The surprising success of the 2018 Affordable Care Act enrollments in the face of sabotage by the Trump administration was one clue to its staying power. Here's another—it's more popular now than it's ever been in the eight years of monthly polling by the Kaiser Family Foundation.
The poll finds 54 percent of the public now holds a favorable view of the Affordable Care Act, the highest share recorded in more than 80 KFF polls since the law’s enactment in 2010. This reflects a slight increase in favorable views since January (50%), while unfavorable views held steady at 42 percent.
Repeal has been unpopular for a long time, and now pretty much everyone is just ready to move on and start talking about other healthcare issues, like lowering costs. Going into this year's midterm election, healthcare costs are the most important health-related issue for voters, "more than twice as many voters mention healthcare costs (22%) as any other issue, including repealing or opposing the Affordable Care Act (7%)." Even Republicans say bringing health costs down is more important than repealing Obamacare, 22 to 17 percent. The public, even the Republican base, has moved on from repeal.
That also gives healthcare advocates and Democrats another issue in the midterms—the individual mandate repeal Republicans passed in the new tax scam law will hike premiums by about 20 percent. While most Obamacare customers will be shielded from those premium hikes because they qualify for subsidies, the headlines leading up to the next open enrollment this fall will all be about double-digit premium hikes.

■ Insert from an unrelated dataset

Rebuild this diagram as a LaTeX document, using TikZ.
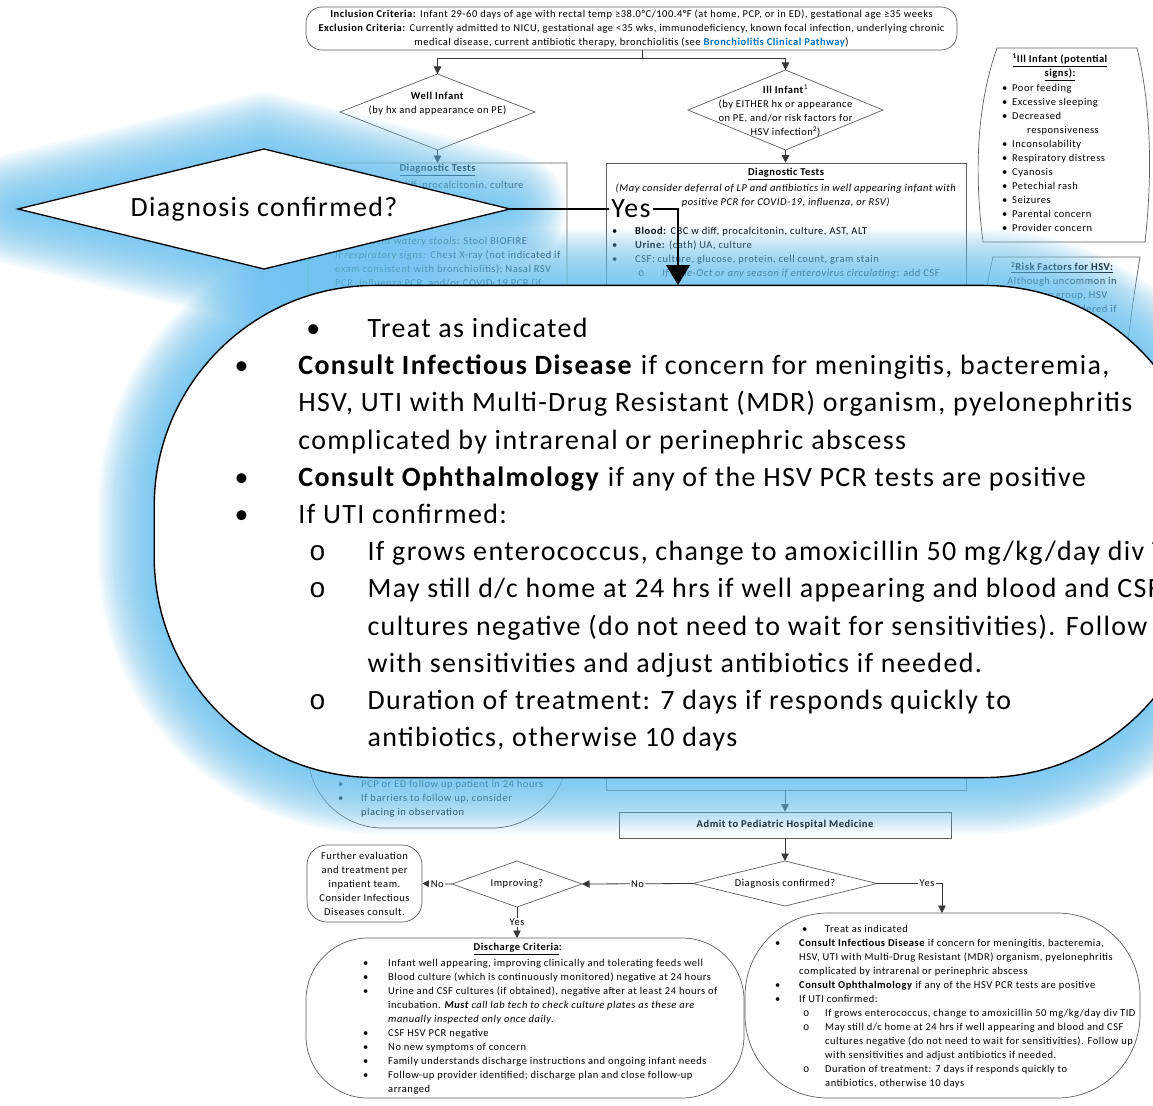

Here's something else that Republicans are making themselves vulnerable on: Medicaid. Nearly three-quarters of voters, 74 percent, have a favorable view of Medicaid, and 40 percent say their view is "very favorable." That's largely because so many people—70 percent in this survey—have had direct experience with the program "either directly through their own health insurance coverage (32%) or their child being covered (9%), or indirectly through a friend or other family member (29%)."
In the 18 states that haven't expanded Medicaid, 56 percent of all residents, and nearly 40 percent of Republicans, support expansion. The messing around with Medicaid Republicans are undertaking is less understood by the public, but a plurality of 41 percent get it. They say that the intent behind imposing work requirements is to kick people off of the program and save money while a third, 33 percent, parrot the "lift people out of poverty" excuse. And the idea of imposing lifetime limits on is very unpopular, with 66 percent of all respondents saying people should be able to get Medicaid for as long as they need it.
All this means everything Trump and Republicans at every level are doing in health care is on the wrong side of public opinion. Health care remains at the top of the priority lists of issues for voters. Democrats need to keep it there.